Spitzensport mit Schmalzstulle
Heute startet Berlins 99. Sechstagerennen
Genau um 19.55 Uhr soll Erik Zabel, heute Abend den Startschuss für das 99. Berliner Sechstagerennen geben. »Das ist eine Ehre für mich«, bekennt die Berliner Radsportlegende. »Immerhin gewann mein Vater Detlef als Jugendlicher das allererste Rennen 1950 in der Werner-Seelenbinder-Halle, die am selben Ort stand, wo sich heute das Velodrom befindet.« Erik Zabel selbst wurde als 19-Jähriger im letzten 1001-Runde-Rennen 1989 Zweiter auf der steilen Winterbahn. So verbinden sich 40 Jahre Winterbahn mit der Geschichte der Berliner Sechstagerennen, die schon 1909 begann.
Inzwischen ist die Berliner Veranstaltung zur uneingeschränkten Nummer eins der Sechstagesaison aufgestiegen. In diesem Jahr hoffen die Veranstalter auf mehr als 20 Prozent auswärtige Besucher. Denn die international besetzten Mannschaften locken auch internationales Publikum. Vor allem aus Norwegen, Italien und den Niederlanden kamen schon im Vorjahr rund 1400 Zuschauer.
»Im Velodrom wird das breiteste Angebot des Radsports geboten«, betont Heinz Seesing, Chef der Veranstaltung. Der Volksmund sagt es drastischer: »In Bremen kommen die Säufer, in München die Prominenz und in Berlin die Sportliebhaber.« In München ist allerdings wohl der letzte Starschuss gefallen, in Stuttgart und Dortmund sind die Lichter längst endgültig ausgegangen – eine breite Schneise, die die Finanzkrise nun auch in den Radsport schlägt.

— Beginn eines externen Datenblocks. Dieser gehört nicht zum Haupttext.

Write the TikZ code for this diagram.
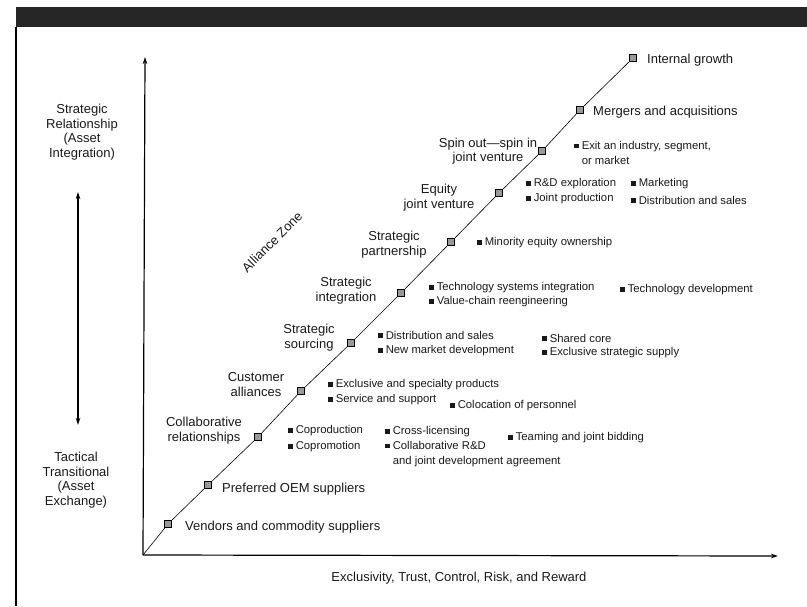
\documentclass[tikz,border=0pt]{standalone}
\usepackage{fontspec}
\setmainfont{Liberation Sans}
\usetikzlibrary{arrows.meta}
\newcommand\blt{\rule[1.1pt]{4.8pt}{4.8pt}\hspace{2.8pt}}
\newcommand\bltsp{\hspace*{7.6pt}}
\begin{document}
\begin{tikzpicture}[x=1pt,y=-1pt,
  lbl/.style={font=\fontsize{13}{14.5}\selectfont, inner sep=0pt, align=center, text=black!90},
  rlbl/.style={font=\fontsize{13}{14.5}\selectfont, inner sep=0pt, anchor=west, text=black!90},
  item/.style={font=\fontsize{11.3}{15}\selectfont, inner sep=0pt, anchor=west, align=left, text=black!90},
  sq/.style={draw=black, fill=black!40, line width=0.7pt, minimum size=7.5pt, inner sep=0pt},
  axisline/.style={line width=1.2pt, -{Stealth[length=7pt,width=4.5pt]}},
  diag/.style={line width=0.6pt},
]
\useasboundingbox (0,0) rectangle (807,606);
% frame
\fill[black!85] (16,7) rectangle (807,27);
\draw[line width=1.5pt] (16,27) -- (16,606);

% axes
\coordinate (O) at (143,555);
\coordinate (ytop) at (145,57);
\coordinate (xend) at (778,556);
\draw[axisline] (O) -- (ytop);
\draw[axisline] (O) -- (xend);

% double arrow
\coordinate (da) at (78,192);
\coordinate (db) at (78,425);
\draw[line width=1.1pt, {Stealth[length=7pt,width=4.5pt]}-{Stealth[length=7pt,width=4.5pt]}] (da) -- (db);

\node[lbl] (strel) at (82,132) {Strategic\\Relationship\\(Asset\\Integration)};
\node[lbl] (tact) at (76,480) {Tactical\\Transitional\\(Asset\\Exchange)};

% diagonal squares
\node[sq] (s1) at (168,524) {};
\node[sq] (s2) at (208,485) {};
\node[sq] (s3) at (258,437) {};
\node[sq] (s4) at (301,391) {};
\node[sq] (s5) at (351,343) {};
\node[sq] (s6) at (401,293) {};
\node[sq] (s7) at (451,242) {};
\node[sq] (s8) at (499,193) {};
\node[sq] (s9) at (542,151) {};
\node[sq] (s10) at (580,110) {};
\node[sq] (s11) at (633,58) {};
\draw[diag] (O) -- (s1) -- (s2) -- (s3) -- (s4) -- (s5) -- (s6) -- (s7) -- (s8) -- (s9) -- (s10) -- (s11);

% stage labels
\node[rlbl] (l11) at (647,60) {Internal growth};
\node[rlbl] (l10) at (593,112) {Mergers and acquisitions};
\node[lbl] (l9) at (488,151) {Spin out---spin in\\joint venture};
\node[lbl] (l8) at (439,197.5) {Equity\\joint venture};
\node[lbl] (l7) at (394,244.5) {Strategic\\partnership};
\node[lbl] (l6) at (346,290.5) {Strategic\\integration};
\node[lbl] (l5) at (309,337.5) {Strategic\\sourcing};
\node[lbl] (l4) at (256,384.5) {Customer\\alliances};
\node[lbl] (l3) at (204,430.5) {Collaborative\\relationships};
\node[rlbl] (l2) at (222,489) {Preferred OEM suppliers};
\node[rlbl] (l1) at (185,527) {Vendors and commodity suppliers};

\node[lbl, rotate=45] (zone) at (272,242) {Alliance Zone};
\node[lbl] (xlab) at (459,578) {Exclusivity, Trust, Control, Risk, and Reward};

% bullet items
\node[item] (b1) at (574,153) {\blt Exit an industry, segment,\\\bltsp or market};
\node[item] (b2) at (526,184) {\blt R\&D exploration};
\node[item] (b3) at (526,199) {\blt Joint production};
\node[item] (b4) at (631,184) {\blt Marketing};
\node[item] (b5) at (631,200) {\blt Distribution and sales};
\node[item] (b6) at (477,243) {\blt Minority equity ownership};
\node[item] (b7) at (429,288) {\blt Technology systems integration};
\node[item] (b8) at (429,302) {\blt Value-chain reengineering};
\node[item] (b9) at (620,290) {\blt Technology development};
\node[item] (b10) at (378,335) {\blt Distribution and sales};
\node[item] (b11) at (378,351) {\blt New market development};
\node[item] (b12) at (542,338) {\blt Shared core};
\node[item] (b13) at (542,353) {\blt Exclusive strategic supply};
\node[item] (b14) at (328,385) {\blt Exclusive and specialty products};
\node[item] (b15) at (328,400) {\blt Service and support};
\node[item] (b16) at (450,406) {\blt Colocation of personnel};
\node[item] (b17) at (288,431) {\blt Coproduction};
\node[item] (b18) at (288,447) {\blt Copromotion};
\node[item] (b19) at (385,432) {\blt Cross-licensing};
\node[item] (b20) at (385,454) {\blt Collaborative R\&D\\\bltsp and joint development agreement};
\node[item] (b21) at (508,438) {\blt Teaming and joint bidding};
\end{tikzpicture}
\end{document}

Umso erfreulicher, dass im Velodrom wieder absolute Klasse am Start ist. Ob es die aktuellen Madison-Weltmeister Alex Rasmussen und Michael Mörköv aus Dänemark sind oder der Schweizer Franco Marvulli – diesmal allerdings ohne Bruno Risi, der in Bremen seinen Abschied feierte. Nun ist Landsmann Alexander Aeschbach der Partner. Indes wollen die zwei Brandenburger Robert Bartko und Roger Kluge den Heimvorteil nutzen, um am Ende ganz oben zu stehen. Für Bartko wäre es der dritte Sieg in Berlin nach 2004 und im vergangenen Jahr, als er mit Erik Zabel gewann.
Von solchen Erfolgen kann Tino Thömel vorerst nur träumen. Der 21-jährige Berliner ist einer der Nachwuchsfahrer im Rennen, die sich bei der Elite erst die nötige Härte erfahren müssen. Mit dem Dänen Marc Hester hat Thömel den Dritten der dänischen Madison-Meisterschaft 2009 an seiner Seite. Von ihm kann er sich gewiss manchen Trick abschauen.
Die Förderung des Nachwuchses nimmt man in Berlin ernst. »Um unsere Zukunft zu sichern, müssen wir doch die jungen Talente aufbauen«, sagt der sportliche Leiter Dieter Stein, einst als »Schwarze Sieben« eine Winterbahngröße.
Im Velodrom haben natürlich wie bei allen Rennen unterm Dach auch Show und Unterhaltung ihren Platz, aber auch diesmal wird der Sport im Mittelpunkt stehen. Die einstige Winterbahn, deren Saison nicht sechs Tage, sondern sechs Wochen dauerte, formte ein besonderes Publikum. Da wird jedes Ergebnis notiert oder über optimale Fahrlinien diskutiert. Dem echten Fan reichen ein paar Schmalzstullen zum Bier. Krabbensalat und Schampus überlässt er gern den VIPs auf den Logenplätzen.